|
Usually, nlp tasks need test pre-processing, such as stop word removed... but lda don't need this, why? |
|
in my experience LDA does indeed benefit[*] from preprocessing. For English, it is useful to include some multiword expressions and named entities as single tokens. For languages with richer morphology it is helpful to work with lemmas instead of the inflected forms. [*] that is, to the extent LDA models can actually be evaluated. Also, simple things like lemmatizing, normalizing capitalization, treating named entities as single words, removing stopwords (including words that are not usually seen as stopwords but are just too frequent in a given corpus), etc, also make for models that are a lot more interpretable.
(Mar 06 '11 at 21:44)
Alexandre Passos ♦
|
|
I think the most direct answer to this is the answer Blei gives in his own lecture about it: He heavily emphasizes that LDA can be used in a broader spectrum of problems. So, he mentions at the very begging that he treats the documents as a bag of words, thus, he does not really care about order or grammar. He does mention though, that he gets rid of repetitive words, such as "the, a, etc" (Sorry, I'm not familiar with NLP terminology) Treating documents/topics as bags of words is very typical -- but it doesn't entail not doing any preprocessing.

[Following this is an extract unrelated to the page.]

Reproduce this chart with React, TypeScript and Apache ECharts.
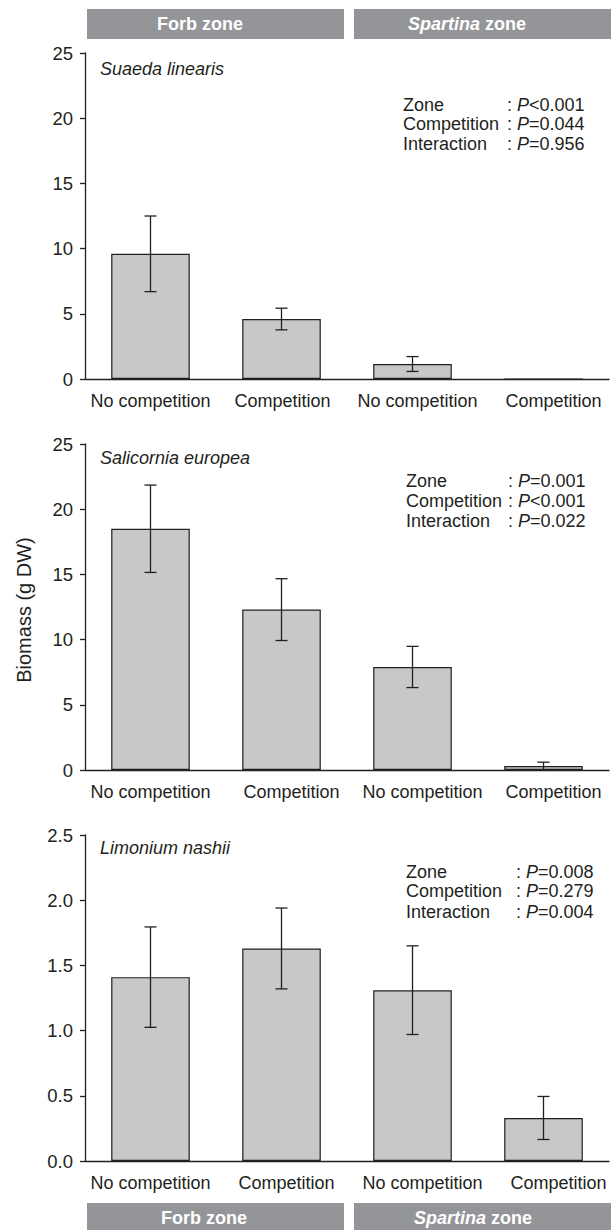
import React, { useEffect, useRef } from "react";
import * as echarts from "echarts";

const categories = ["No competition", "Competition", "No competition", "Competition"];

const suaedaMeans = [9.6, 4.6, 1.15, 0];
const suaedaErr = [2.9, 0.83, 0.57, 0];
const saliMeans = [18.5, 12.3, 7.9, 0.3];
const saliErr = [3.35, 2.37, 1.58, 0.3];
const limMeans = [1.41, 1.63, 1.31, 0.33];
const limErr = [0.385, 0.31, 0.34, 0.165];

const statLabels = ["Zone", "Competition", "Interaction"];
const suaedaP = ["<0.001", "=0.044", "=0.956"];
const saliP = ["=0.001", "<0.001", "=0.022"];
const limP = ["=0.008", "=0.279", "=0.004"];

const speciesNames = ["Suaeda linearis", "Salicornia europea", "Limonium nashii"];
const yAxisTitle = "Biomass (g DW)";

const FONT = "Liberation Sans, Arial, Helvetica, sans-serif";
const INK = "#231f20";
const BAR = "#c7c8ca";
const BANNER = "#939598";

export default function App() {
  const ref = useRef<HTMLDivElement>(null);

  useEffect(() => {
    document.body.style.margin = "0";
    const chart = echarts.init(ref.current!, null, { renderer: "svg" });

    const panels = [
      { means: suaedaMeans, err: suaedaErr, max: 25, interval: 5, dec: 0, top: 53, p: suaedaP, shift: [0, 1, 5, 10] },
      { means: saliMeans, err: saliErr, max: 25, interval: 5, dec: 0, top: 444, p: saliP, shift: [0, 10, 10, 10] },
      { means: limMeans, err: limErr, max: 2.5, interval: 0.5, dec: 1, top: 835, p: limP, shift: [0, 5, 10, 15] },
    ];
    const titleY = [69, 458, 848];
    const statY = [[105, 124, 144], [481, 501, 521], [872, 891, 912]];
    const statLX = [403, 406, 406];
    const statCX = [507, 508, 516];

    const grids = panels.map((p) => ({ left: 85, width: 524, top: p.top, height: 326 }));
    const xAxes = panels.map((p, i) => ({
      type: "category",
      gridIndex: i,
      data: categories.map((c, k) => ({
        value: c,
        textStyle: { padding: [0, 0, 0, 2 * p.shift[k]] },
      })),
      axisLine: { lineStyle: { color: INK, width: 1.3 } },
      axisTick: { alignWithLabel: true, length: 6, lineStyle: { color: INK, width: 1.3 } },
      axisLabel: { color: INK, fontSize: 18, fontFamily: FONT, margin: 13, interval: 0 },
    }));
    const yAxes = panels.map((p, i) => ({
      type: "value",
      gridIndex: i,
      min: 0,
      max: p.max,
      interval: p.interval,
      splitLine: { show: false },
      axisLine: { show: true, lineStyle: { color: INK, width: 1.3 } },
      axisTick: { show: true, length: 5, lineStyle: { color: INK, width: 1.3 } },
      axisLabel: {
        color: INK,
        fontSize: 18.5,
        fontFamily: FONT,
        margin: 12,
        formatter: (v: number) => v.toFixed(p.dec),
      },
    }));

    const series: any[] = [];
    panels.forEach((p, i) => {
      series.push({
        type: "bar",
        xAxisIndex: i,
        yAxisIndex: i,
        data: p.means,
        barWidth: "60%",
        itemStyle: { color: BAR, borderColor: INK, borderWidth: 1.2 },
        z: 2,
      });
      series.push({
        type: "custom",
        xAxisIndex: i,
        yAxisIndex: i,
        z: 3,
        data: p.means.map((m, k) => [k, m, p.err[k]]),
        encode: { x: 0, y: 1 },
        renderItem: (params: any, api: any) => {
          const x = api.value(0);
          const m = api.value(1);
          const e = api.value(2);
          if (!e) return null;
          const t = api.coord([x, m + e]);
          const b = api.coord([x, m - e]);
          const hw = 6;
          const st = { stroke: INK, lineWidth: 1.3 };
          return {
            type: "group",
            children: [
              { type: "line", shape: { x1: t[0], y1: t[1], x2: b[0], y2: b[1] }, style: st },
              { type: "line", shape: { x1: t[0] - hw, y1: t[1], x2: t[0] + hw, y2: t[1] }, style: st },
              { type: "line", shape: { x1: b[0] - hw, y1: b[1], x2: b[0] + hw, y2: b[1] }, style: st },
            ],
          };
        },
      });
    });

    const graphics: any[] = [];
    const banner = (x: number, y: number, w: number, h: number) => ({
      type: "rect",
      shape: { x, y, width: w, height: h },
      style: { fill: BANNER },
    });
    const bannerText = (x: number, y: number, rich: boolean) => ({
      type: "text",
      x,
      y,
      style: {
        text: rich ? "{i|Spartina} zone" : "Forb zone",
        fill: "#ffffff",
        fontSize: 18,
        fontWeight: "bold",
        fontFamily: FONT,
        align: "center",
        verticalAlign: "middle",
        rich: {
          i: { fontStyle: "italic", fontWeight: "bold", fill: "#ffffff", fontSize: 18, fontFamily: FONT },
        },
      },
    });
    graphics.push(banner(87, 9, 257, 30), banner(354, 9, 257, 30));
    graphics.push(bannerText(200, 24, false), bannerText(467, 24, true));
    graphics.push(banner(87, 1203, 257, 30), banner(354, 1203, 257, 30));
    graphics.push(bannerText(204, 1218, false), bannerText(473, 1218, true));

    panels.forEach((p, i) => {
      graphics.push({
        type: "text",
        x: 100,
        y: titleY[i],
        style: {
          text: speciesNames[i],
          fill: INK,
          fontSize: 18,
          fontStyle: "italic",
          fontFamily: FONT,
          align: "left",
          verticalAlign: "middle",
        },
      });
      statLabels.forEach((lab, k) => {
        graphics.push({
          type: "text",
          x: statLX[i],
          y: statY[i][k],
          style: {
            text: lab,
            fill: INK,
            fontSize: 18,
            fontFamily: FONT,
            align: "left",
            verticalAlign: "middle",
          },
        });
        graphics.push({
          type: "text",
          x: statCX[i],
          y: statY[i][k],
          style: {
            text: ": {i|P}" + p.p[k],
            fill: INK,
            fontSize: 18,
            fontFamily: FONT,
            align: "left",
            verticalAlign: "middle",
            rich: { i: { fontStyle: "italic", fontSize: 18, fontFamily: FONT, fill: INK } },
          },
        });
      });
    });

    graphics.push({
      type: "text",
      x: 24,
      y: 610,
      rotation: Math.PI / 2,
      style: {
        text: yAxisTitle,
        fill: INK,
        fontSize: 20,
        fontFamily: FONT,
        align: "center",
        verticalAlign: "middle",
      },
    });

    chart.setOption({
      animation: false,
      backgroundColor: "#ffffff",
      grid: grids,
      xAxis: xAxes,
      yAxis: yAxes,
      series,
      graphic: graphics,
    });

    return () => chart.dispose();
  }, []);

  return <div ref={ref} style={{ width: 611, height: 1230 }} />;
}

The thing is that "what is a word" is not clear, and the pre-processing helps with that. For example, I am sure even Blei does tokenization and not just splits everything on whitespace (so that e.g. "tonight," it split into "tonight" "," ). Similarly, you could argue that "took" "apart" is actually one word "took_apart" (the same holds for named entities e.g. "George_Bush" and that "walk"/"walks"/"walked" are actually the same word/concept "walk". These things helps. The reason many people (in the Academic ML community) are not doing them is probably because (a) they are lazy (b) it's more hackish and less "clean", and (c) no one can evaluate topic models anyhow, and hence no one "competes" against other methods based on model quality, and hence there is just no incentive for doing it.
(Mar 07 '11 at 15:40)
yoavg
|